Aber das Gewinnspiel könnte trotzdem nach dem HWG unzulässig sein. Denn der BGH geht auch in diesem Verfahren davon aus, dass auch eine Werbung für das gesamte Sortiment der Apotheke produktbezogen sei. Das könnte der EuGH allerdings auch anders sehen und Gewinnspiele im Zusammenhang mit der Rezepteinlösung als bloße Imagewerbung einordnen. Das HWG wäre dann nicht berührt und die Apotheken hätten plötzlich deutlich größere Freiheiten bei ihren Werbeaktionen.

Fraglich ist aus Sicht des BGH, ob die Werbung ihre Kunden unsachlich beeinflusst. Der BGH schreibt dazu: „Nach Ansicht des Senats spricht vieles dafür, dass eine Werbung mit vom Zufall abhängigen Gewinnchancen beim Absatz verschreibungspflichtiger Arzneimittel als unsachliche Beeinflussung der angesprochenen potentiellen Kunden der Beklagten anzusehen und aus diesem Grund die in Rede stehende Werbung zu untersagen ist.“ Die entsprechende EU-Richtlinie enthalte keine Vorschriften über Arzneimittelwerbung, die die Möglichkeit zur Teilnahme an Auslosungen vorsehe.

Der EuGH hatte zwar im Fall „Gintec“ entschieden, dass freiverkäufliche Arzneimittel nicht Gegenstand von Gewinnspielen sein dürfen. In jetzt vorliegenden Fall ging es aber laut BGH um etwas anderes: „Im Streitfall wird nicht ein konkretes, frei verkäufliches Arzneimittel beworben. Die Werbung bezieht sich vielmehr allgemein auf verschreibungspflichtige Arzneimittel. […] Anders als im Fall ‚Gintec‘ besteht zudem der Gewinn nicht in dem Arzneimittel selbst, sondern in einem Elektrofahrrad und Elektrozahnbürsten. Nach den Feststellungen des Berufungsgerichts ist im Streitfall zudem nicht zu befürchten, dass einer unzweckmäßigen oder übermäßigen Verwendung von Arzneimitteln Vorschub geleistet wird.“ Daher lasse sich aus der älteren Entscheidung nicht ableiten, ob der EuGH Gewinnspiele für zulässig erklären werde.
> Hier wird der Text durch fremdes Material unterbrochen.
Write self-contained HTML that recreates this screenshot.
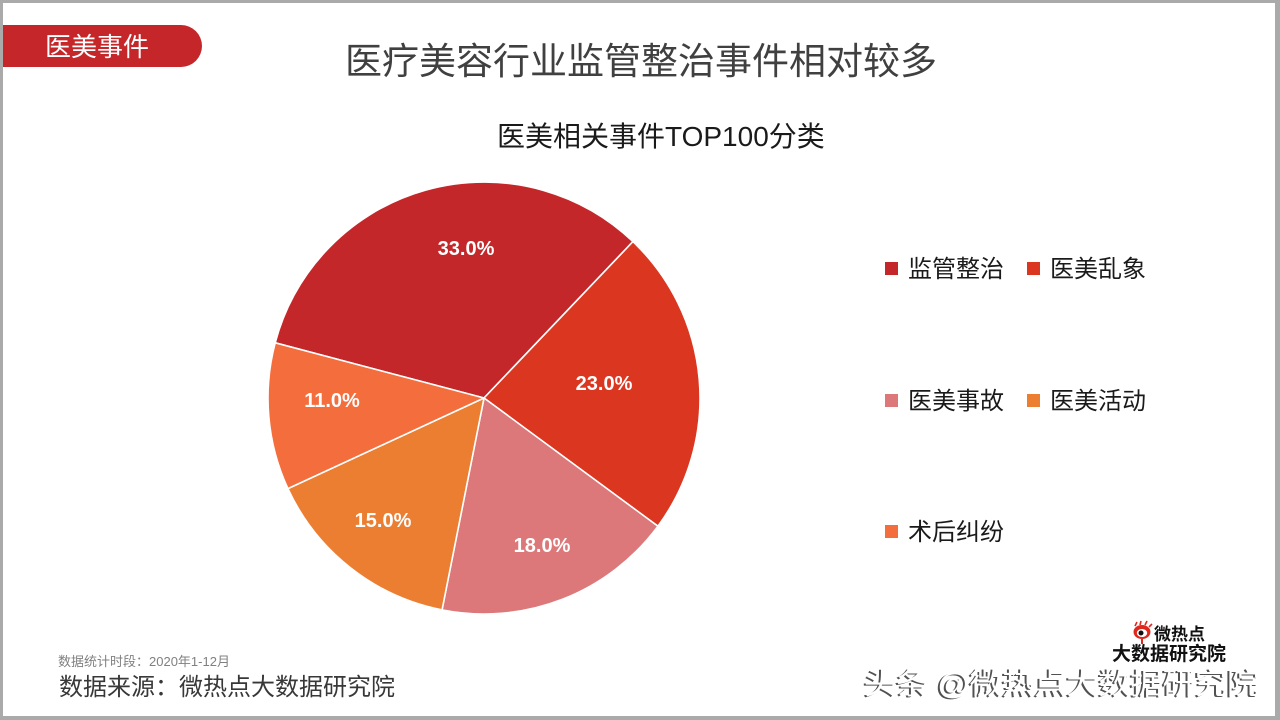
<!DOCTYPE html>
<html>
<head>
<meta charset="utf-8">
<style>
html,body{margin:0;padding:0;background:#fff;}
body{width:1280px;height:720px;overflow:hidden;}
svg{display:block;}
text{font-family:"Liberation Sans","Noto Sans CJK SC",sans-serif;}
</style>
</head>
<body>
<svg width="1280" height="720" viewBox="0 0 1280 720" xmlns="http://www.w3.org/2000/svg">
  <!-- frame -->
  <rect x="0" y="0" width="1280" height="720" fill="#aaaaaa"/>
  <rect x="3" y="3" width="1272" height="713" fill="#ffffff"/>

  <!-- badge -->
  <path d="M3,25 H181 A21,21 0 0 1 181,67 H3 Z" fill="#C4262A"/>
  <text x="97" y="56" font-size="26" fill="#ffffff" text-anchor="middle">医美事件</text>

  <!-- titles -->
  <text x="641" y="74" font-size="37" fill="#404040" text-anchor="middle">医疗美容行业监管整治事件相对较多</text>
  <text x="497" y="146" font-size="28" fill="#1a1a1a">医美相关事件TOP100分类</text>

  <!-- pie -->
  <g stroke="#ffffff" stroke-width="1.6" stroke-linejoin="round">
    <path d="M484,398 L275.2,342.8 A216,216 0 0 1 632.95,241.6 Z" fill="#C4272A"/>
    <path d="M484,398 L632.95,241.6 A216,216 0 0 1 657.9,526.2 Z" fill="#DB3620"/>
    <path d="M484,398 L657.9,526.2 A216,216 0 0 1 442.05,609.9 Z" fill="#DC7879"/>
    <path d="M484,398 L442.05,609.9 A216,216 0 0 1 287.9,488.6 Z" fill="#EB7E31"/>
    <path d="M484,398 L287.9,488.6 A216,216 0 0 1 275.2,342.8 Z" fill="#F46D3D"/>
  </g>
  <g font-size="20" font-weight="bold" fill="#ffffff" text-anchor="middle">
    <text x="466" y="255">33.0%</text>
    <text x="604" y="390">23.0%</text>
    <text x="542" y="552">18.0%</text>
    <text x="383" y="527">15.0%</text>
    <text x="332" y="407">11.0%</text>
  </g>

  <!-- legend -->
  <rect x="885" y="262" width="13" height="13" fill="#C4272A"/>
  <text x="908" y="277" font-size="24" fill="#1a1a1a">监管整治</text>
  <rect x="1027" y="262" width="13" height="13" fill="#DB3620"/>
  <text x="1050" y="277" font-size="24" fill="#1a1a1a">医美乱象</text>

  <rect x="885" y="394" width="13" height="13" fill="#DC7879"/>
  <text x="908" y="409" font-size="24" fill="#1a1a1a">医美事故</text>
  <rect x="1027" y="394" width="13" height="13" fill="#EB7E31"/>
  <text x="1050" y="409" font-size="24" fill="#1a1a1a">医美活动</text>

  <rect x="885" y="525" width="13" height="13" fill="#F46D3D"/>
  <text x="908" y="540" font-size="24" fill="#1a1a1a">术后纠纷</text>

  <!-- footer left -->
  <text x="58" y="666" font-size="13" fill="#808080">数据统计时段：2020年1-12月</text>
  <text x="59" y="695" font-size="24" fill="#383838">数据来源：微热点大数据研究院</text>

  <!-- logo -->
  <g>
    <ellipse cx="1142" cy="632" rx="8.5" ry="7" fill="#E0271E"/>
    <ellipse cx="1142" cy="633" rx="5.2" ry="4" fill="#ffffff"/>
    <circle cx="1141" cy="633" r="2.5" fill="#111"/>
    <path d="M1135,626 L1137,622 M1140,625 L1141,621 M1145,625 L1147,621 M1149,627 L1152,624" stroke="#E0271E" stroke-width="1.6"/>
    <rect x="1141" y="639" width="2" height="5" fill="#E0271E"/>
  </g>
  <text x="1154" y="640" font-size="17" font-weight="bold" fill="#111">微热点</text>
  <text x="1112" y="660" font-size="19" font-weight="bold" fill="#111">大数据研究院</text>

  <!-- watermark -->
  <text x="862" y="695" font-size="30" fill="#333" opacity="0.85" textLength="395" lengthAdjust="spacingAndGlyphs">头条 @微热点大数据研究院</text>
  <text x="864" y="694" font-size="30" fill="#ffffff" textLength="395" lengthAdjust="spacingAndGlyphs">头条 @微热点大数据研究院</text>
</svg>
</body>
</html>
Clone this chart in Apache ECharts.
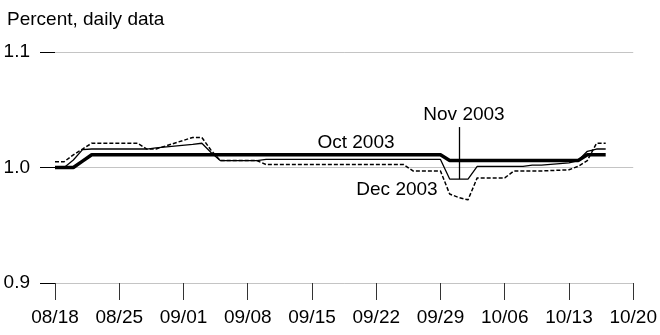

Zur Besonderheit verschreibungspflichtiger Arzneimitte bemerkt der BGH noch: „Hat ein Arzt ein Arzneimittel verschrieben, ist zwar davon auszugehen, dass er den Patienten im Hinblick auf dieses Arzneimittel beraten hat und ihn insbesondere über Risiken und Nebenwirkungen des verschriebenen Arzneimittels aufgeklärt hat. Dies bedeutet jedoch nicht, dass in jedem Fall eine zweite unaufgeforderte Beratung durch einen Apotheker entbehrlich ist.“ Apotheker müssten Nachfragen stellen und Beratung anbieten.

Die abschließende Einschätzung der Karlsruher Richter: Die Entscheidung des Patienten, ob er Rx-Arzneimittel online oder vor Ort bezieht, wo eine „objektiv benötigte Beratung“ geleistet werde, sollte „auf sachlichen Gründen beruhen und nicht durch aleatorische Reize beeinflusst werden“.

Der EuGH hat die Sache noch nicht terminiert. Die Luxemburger Richter könnten sich aber auch entscheiden, den Fall gar nicht zur Verhandlung anzunehmen, sondern den BGH mit einem schriftlichen Hinweis bescheiden.